By Abha Manakatala - Sat Nov 28, 12:47 pm



Researchers, including those of Indian-origin, are creating biodegradable electronics by using organic components in screen displays, which could one day help reduce electronic waste in the world’s landfills.

Americans, on average, replace their mobile phones every 22 months, junking more than 150 million phones a year in the process, researchers said.

When it comes to recycling and processing all of this electronic waste, the WHO reports that even low exposure to the electronic elements can cause significant health risks.

“Current mobile phones and electronics are not biodegradable and create significant waste when they’re disposed,” said Suchismita Guha, professor in the Department of Physics and Astronomy at the University of Missouri’s College of Arts and Science.

“This discovery creates the first biodegradable active layer in organic electronics, meaning – in principle – we can eventually achieve full biodegradability,” said Guha.

Guha, along with graduate student Soma Khanra, collaborated with a team from the Federal University of ABC (UFABC) in Brazil to develop organic structures that could be used to light handheld device screens.

Using peptides, or proteins, researchers were able to demonstrate that these tiny structures, when combined with a blue light-emitting polymer, could successfully be used in displays.
“These peptides can self-assemble into beautiful nanostructures or nanotubes, and, for us, the main goal has been to use these nanotubes as templates for other materials,” Guha said.

“By combining organic semiconductors with nanomaterials, we were able to create the blue light needed for a display,” she said.
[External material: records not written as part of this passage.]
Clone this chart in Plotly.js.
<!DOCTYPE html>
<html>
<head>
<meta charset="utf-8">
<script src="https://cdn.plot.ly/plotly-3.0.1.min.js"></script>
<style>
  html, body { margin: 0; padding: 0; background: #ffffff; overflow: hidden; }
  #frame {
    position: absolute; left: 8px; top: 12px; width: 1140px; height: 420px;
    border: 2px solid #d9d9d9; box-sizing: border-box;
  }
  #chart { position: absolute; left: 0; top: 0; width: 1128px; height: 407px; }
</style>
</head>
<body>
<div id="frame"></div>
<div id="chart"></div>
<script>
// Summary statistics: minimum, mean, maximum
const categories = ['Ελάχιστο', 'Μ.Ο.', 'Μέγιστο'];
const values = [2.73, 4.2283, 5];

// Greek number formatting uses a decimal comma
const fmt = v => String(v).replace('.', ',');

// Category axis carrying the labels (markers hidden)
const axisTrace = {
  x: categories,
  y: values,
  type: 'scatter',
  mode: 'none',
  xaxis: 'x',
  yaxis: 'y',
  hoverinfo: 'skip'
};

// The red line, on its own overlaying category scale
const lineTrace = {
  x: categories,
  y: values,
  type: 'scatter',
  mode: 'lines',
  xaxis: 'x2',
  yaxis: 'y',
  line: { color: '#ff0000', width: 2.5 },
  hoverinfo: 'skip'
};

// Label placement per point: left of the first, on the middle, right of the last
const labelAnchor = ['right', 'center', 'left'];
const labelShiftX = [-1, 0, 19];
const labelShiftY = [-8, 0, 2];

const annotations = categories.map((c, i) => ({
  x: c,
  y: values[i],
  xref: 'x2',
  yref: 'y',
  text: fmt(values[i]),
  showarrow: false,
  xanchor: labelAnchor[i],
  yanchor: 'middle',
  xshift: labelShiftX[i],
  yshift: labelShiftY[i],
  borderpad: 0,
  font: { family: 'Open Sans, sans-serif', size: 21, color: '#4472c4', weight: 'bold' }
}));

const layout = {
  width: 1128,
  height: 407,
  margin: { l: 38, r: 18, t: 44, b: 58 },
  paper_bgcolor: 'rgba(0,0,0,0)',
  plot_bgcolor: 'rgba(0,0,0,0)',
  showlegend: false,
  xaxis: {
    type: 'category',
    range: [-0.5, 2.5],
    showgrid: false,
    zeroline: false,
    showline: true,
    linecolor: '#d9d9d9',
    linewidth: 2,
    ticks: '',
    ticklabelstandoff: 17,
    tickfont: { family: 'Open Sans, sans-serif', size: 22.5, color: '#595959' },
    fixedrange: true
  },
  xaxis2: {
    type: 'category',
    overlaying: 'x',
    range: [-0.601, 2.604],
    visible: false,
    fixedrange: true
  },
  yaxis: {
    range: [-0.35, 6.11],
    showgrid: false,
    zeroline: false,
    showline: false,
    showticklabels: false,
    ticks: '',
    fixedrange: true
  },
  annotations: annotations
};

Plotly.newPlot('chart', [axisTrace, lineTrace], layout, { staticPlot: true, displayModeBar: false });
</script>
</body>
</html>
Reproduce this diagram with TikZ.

“However, in order to make a workable screen for your mobile phone or other displays, we’ll need to show similar success with red and green light-emitting polymers,” she said.

The scientists also discovered that by using peptide nanostructures they were able to use less of the polymer.

Using less to create the same blue light means that the nanocomposites achieve almost 85 per cent biodegradability.

“By using peptide nanostructures, which are 100 per cent biodegradable, to create the template for the active layer for the polymers, we are able to understand how electronics themselves can be more biodegradable,” Guha said.

“This research is the first step and the first demonstration of using such biology to improve electronics,” she said.

The study was published in the journal Advanced Materials Interfaces.